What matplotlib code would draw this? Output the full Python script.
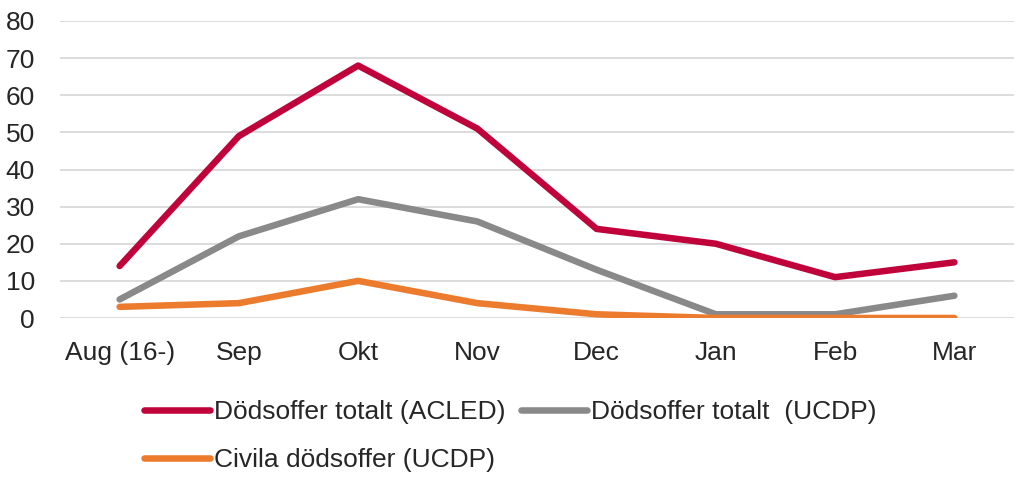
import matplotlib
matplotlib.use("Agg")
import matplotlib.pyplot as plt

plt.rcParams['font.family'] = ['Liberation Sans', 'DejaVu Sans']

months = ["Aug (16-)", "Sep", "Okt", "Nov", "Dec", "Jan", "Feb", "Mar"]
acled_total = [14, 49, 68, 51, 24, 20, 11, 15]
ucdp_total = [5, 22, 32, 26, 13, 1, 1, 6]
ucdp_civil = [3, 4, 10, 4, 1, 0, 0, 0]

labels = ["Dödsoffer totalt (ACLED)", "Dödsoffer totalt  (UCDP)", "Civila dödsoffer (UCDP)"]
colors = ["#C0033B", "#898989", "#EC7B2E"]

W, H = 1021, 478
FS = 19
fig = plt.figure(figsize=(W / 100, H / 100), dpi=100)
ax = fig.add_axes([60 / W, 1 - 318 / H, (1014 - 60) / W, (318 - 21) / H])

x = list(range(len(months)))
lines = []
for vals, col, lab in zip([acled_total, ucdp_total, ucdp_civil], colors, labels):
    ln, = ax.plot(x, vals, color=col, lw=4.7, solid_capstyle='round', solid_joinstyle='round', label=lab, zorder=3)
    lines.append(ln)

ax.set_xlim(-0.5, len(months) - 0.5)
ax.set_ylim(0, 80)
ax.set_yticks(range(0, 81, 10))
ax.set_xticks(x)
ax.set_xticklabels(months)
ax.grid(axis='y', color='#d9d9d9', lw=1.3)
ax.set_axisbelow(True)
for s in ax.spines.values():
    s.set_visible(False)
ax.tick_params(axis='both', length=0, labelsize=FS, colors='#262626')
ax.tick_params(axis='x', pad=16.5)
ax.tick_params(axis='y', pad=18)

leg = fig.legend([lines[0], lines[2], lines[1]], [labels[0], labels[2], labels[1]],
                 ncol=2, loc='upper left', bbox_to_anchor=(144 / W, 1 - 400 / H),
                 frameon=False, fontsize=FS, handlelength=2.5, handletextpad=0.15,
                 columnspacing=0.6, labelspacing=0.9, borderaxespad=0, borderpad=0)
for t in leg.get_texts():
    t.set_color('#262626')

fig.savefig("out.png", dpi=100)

*TASK GOAL*: The pictures should not be reproduced; quote all of the other material exactly.

*TASK ANSWER*:
What matplotlib code would draw this? Output the full Python script.
import matplotlib
matplotlib.use("Agg")
import matplotlib.pyplot as plt

plt.rcParams['font.family'] = ['Liberation Sans', 'DejaVu Sans']

months = ["Aug (16-)", "Sep", "Okt", "Nov", "Dec", "Jan", "Feb", "Mar"]
acled_total = [14, 49, 68, 51, 24, 20, 11, 15]
ucdp_total = [5, 22, 32, 26, 13, 1, 1, 6]
ucdp_civil = [3, 4, 10, 4, 1, 0, 0, 0]

labels = ["Dödsoffer totalt (ACLED)", "Dödsoffer totalt  (UCDP)", "Civila dödsoffer (UCDP)"]
colors = ["#C0033B", "#898989", "#EC7B2E"]

W, H = 1021, 478
FS = 19
fig = plt.figure(figsize=(W / 100, H / 100), dpi=100)
ax = fig.add_axes([60 / W, 1 - 318 / H, (1014 - 60) / W, (318 - 21) / H])

x = list(range(len(months)))
lines = []
for vals, col, lab in zip([acled_total, ucdp_total, ucdp_civil], colors, labels):
    ln, = ax.plot(x, vals, color=col, lw=4.7, solid_capstyle='round', solid_joinstyle='round', label=lab, zorder=3)
    lines.append(ln)

ax.set_xlim(-0.5, len(months) - 0.5)
ax.set_ylim(0, 80)
ax.set_yticks(range(0, 81, 10))
ax.set_xticks(x)
ax.set_xticklabels(months)
ax.grid(axis='y', color='#d9d9d9', lw=1.3)
ax.set_axisbelow(True)
for s in ax.spines.values():
    s.set_visible(False)
ax.tick_params(axis='both', length=0, labelsize=FS, colors='#262626')
ax.tick_params(axis='x', pad=16.5)
ax.tick_params(axis='y', pad=18)

leg = fig.legend([lines[0], lines[2], lines[1]], [labels[0], labels[2], labels[1]],
                 ncol=2, loc='upper left', bbox_to_anchor=(144 / W, 1 - 400 / H),
                 frameon=False, fontsize=FS, handlelength=2.5, handletextpad=0.15,
                 columnspacing=0.6, labelspacing=0.9, borderaxespad=0, borderpad=0)
for t in leg.get_texts():
    t.set_color('#262626')

fig.savefig("out.png", dpi=100)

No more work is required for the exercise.